A Highway to Hell!
The original ‘90s video gaming bad boy returns, but is it's bite still as strong as it's profanity fuelled bark.
Worth the wait?
Carmageddon, Road Rash and Twisted Metal the founding forefathers of rampant car crashing, pedestrian slaughtering and unrelenting censor prone language. Developed by Stainless Games, Carmageddon: Max Damage marks the island studio’s return to the series almost twenty years after its inception. The controversy Carmageddon created on it’s release led to it being censored or banned in many countries resulting in a high demand and high profit margins.

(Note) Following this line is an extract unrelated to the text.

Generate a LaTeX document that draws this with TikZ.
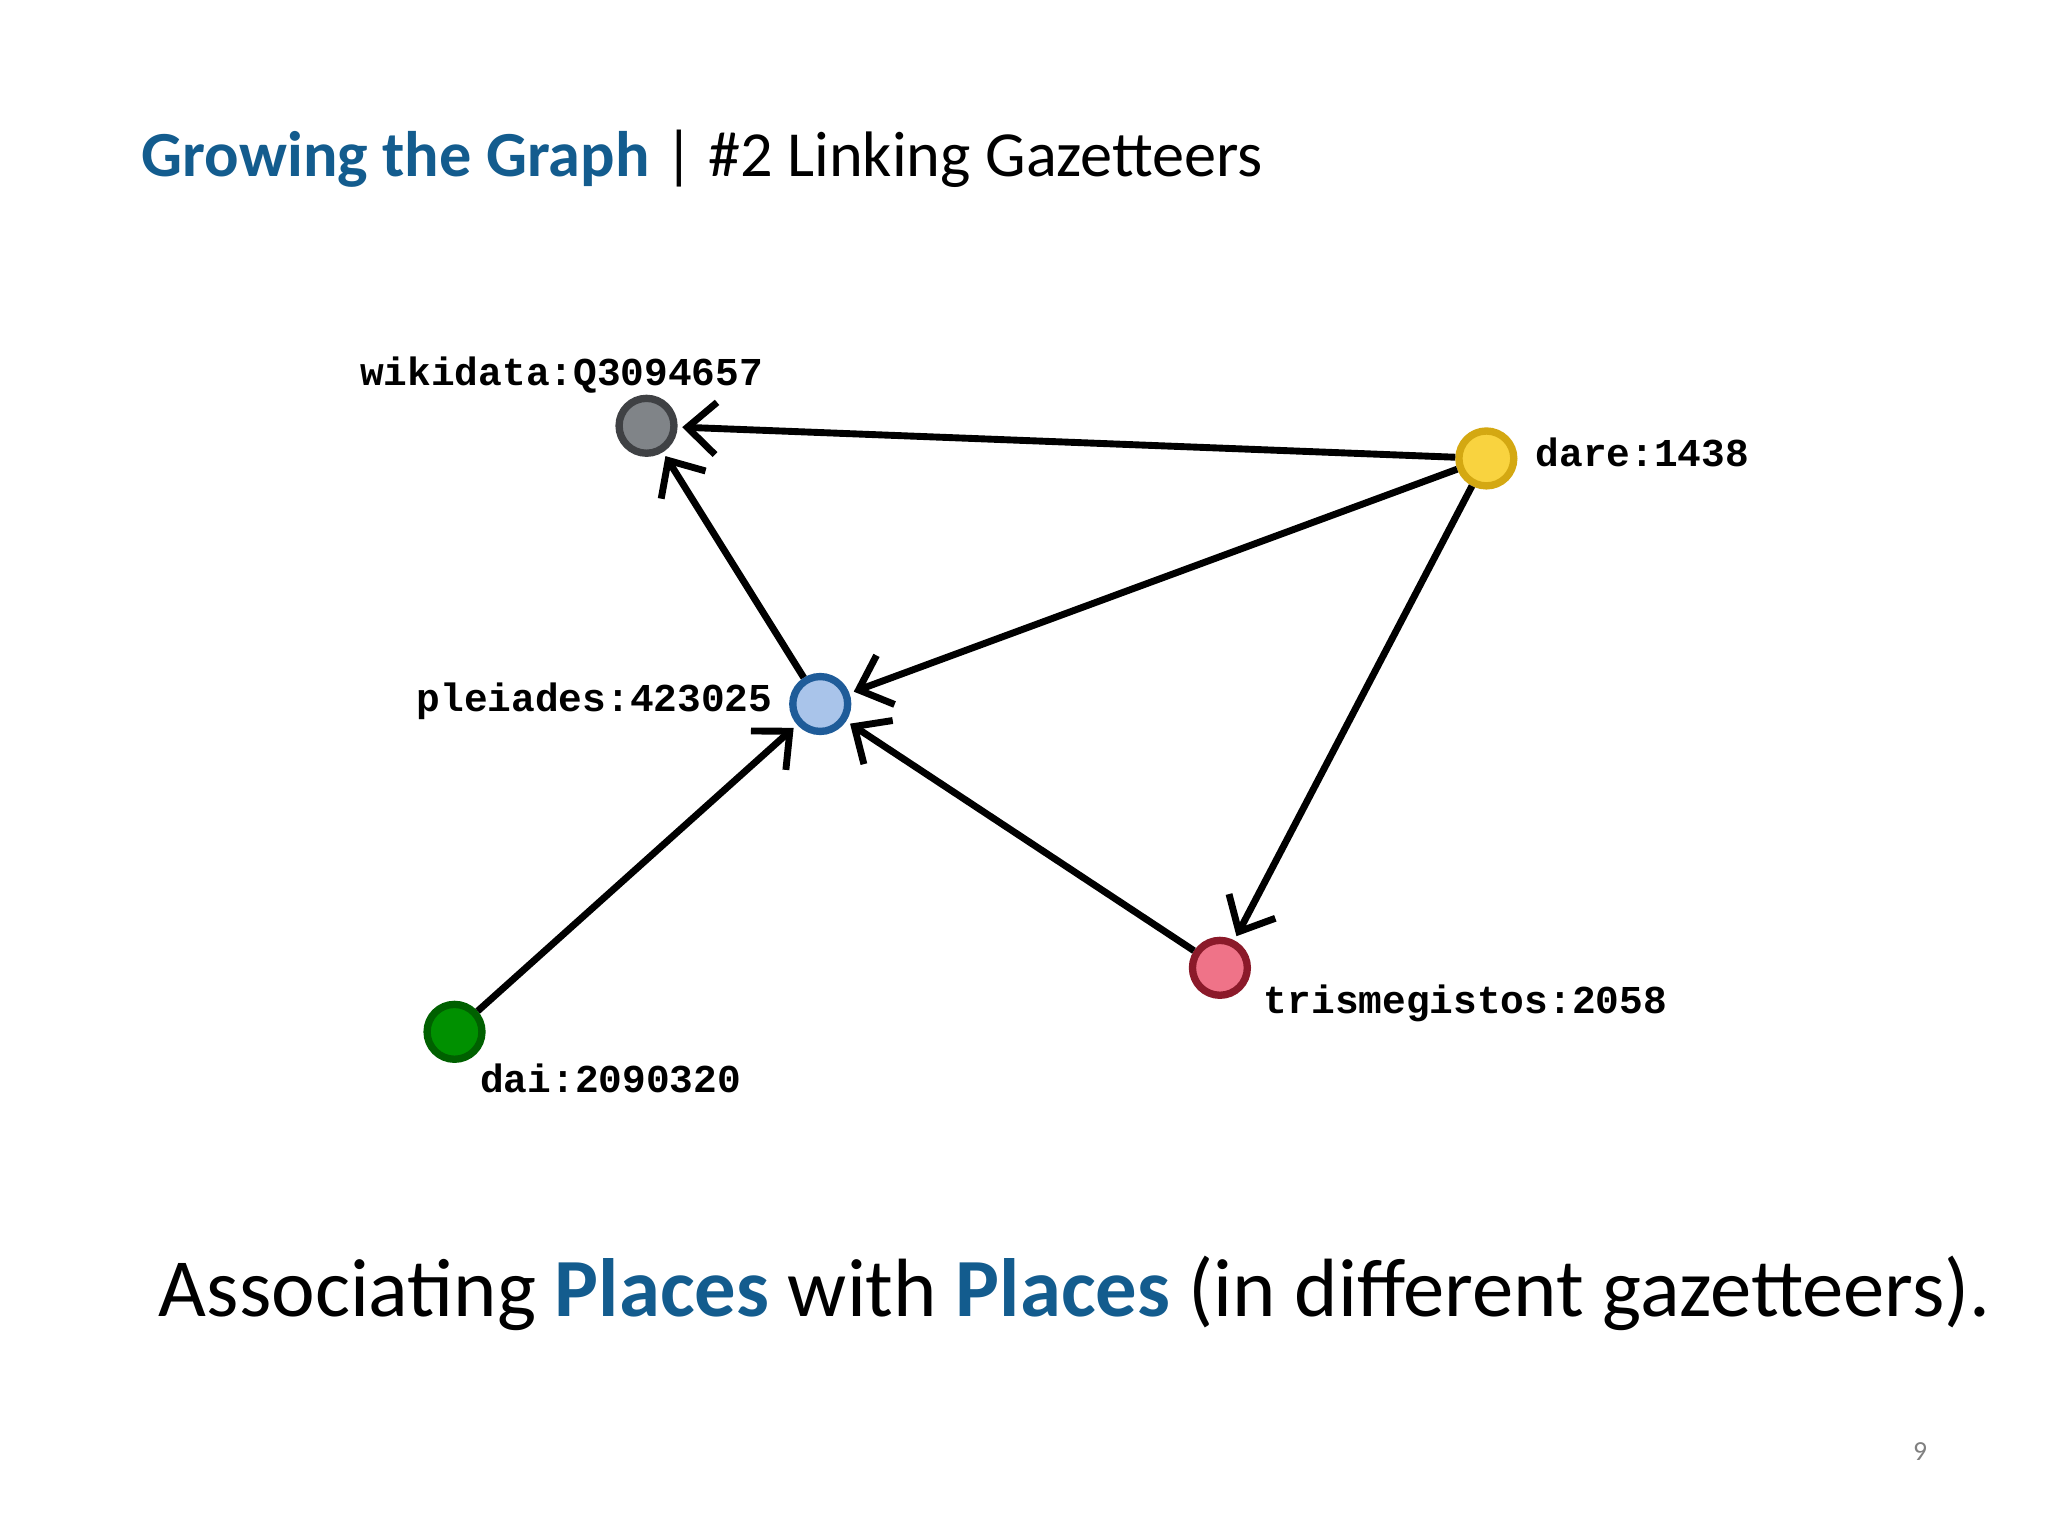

Carmageddon: Max Damage is set in an apocalyptic world where people roam the streets waiting to be slain by manic drivers, cities are decapitated yet sheek, and your goal is to take your sweet sweet ride and ram it into your fellow racers destroying their prides and joy and mowing down some ‘peds’ along the way. Carmageddon Max Damage’s main ‘career’ mode has some life to it, in amongst it you must revel in ped destruction, checkpoint reaching and adversarial driver annihilation in order to earn coins to unlock the next wave of events so you can progress the coins can also be used for making repairs or resetting your position on the track.
Carmageddon: Max Damage takes pretty much all of it’s cues from its predecessors which in theory isn’t the worst idea in the world as what came before it made such a big impact to the gaming industry. However, the execution of that theory left a lot to be desired…A LOT. Dated graphics, repetitive gameplay and lackluster driving mechanics soon shatter the rose tinted glasses to unveil what feels like an unfleshed out idea. In a world of ‘Definitive Editions’ and ’10 Year Anniversary’ game releases you can’t be angry at Stainless Games for wanting to throw their hat in the ring but for all it’s potential Carmegeddon: Max Damage plays as coarse as it’s humour is; many times I found myself getting frustrated with every car in the game and for the same reason, they don’t want to or simply can’t turn properly.
Initially I chalked it up to being down to the fact that it’s the first car, what do I expect a F1 Style super car Lewis Hamilton would be happy to race in? So I bit my tongue and powered through, progressing through the story and unlocking a medley of colourful characters, I then tried out all of these newly unlocked characters and found myself smashing into the same issue which made my previous conclusion inescapable; that this driving game staple went very wide of the mark when it came to creating the fundamentals necessary to having a pleasant driving experience first and foremost. Once that was done then all the juicy fillers of ped kiling, ramp jumping, car blood bathing, and ect could be added on top.
There are some plus points; the soundtrack is harsh, powerful and unrelenting which compliments the game well. Max Damage retails at £29.99 which makes the pill a little easier to swallow and the humour is my cup of tea, with that being said it is very Marmite-esc in the sense you will hate it or love it, with lines like ‘harder than rimming a rhino’ your own moral compass will soon find it’s true north and you’ll know if Carmegeddon: Max Damage is for you.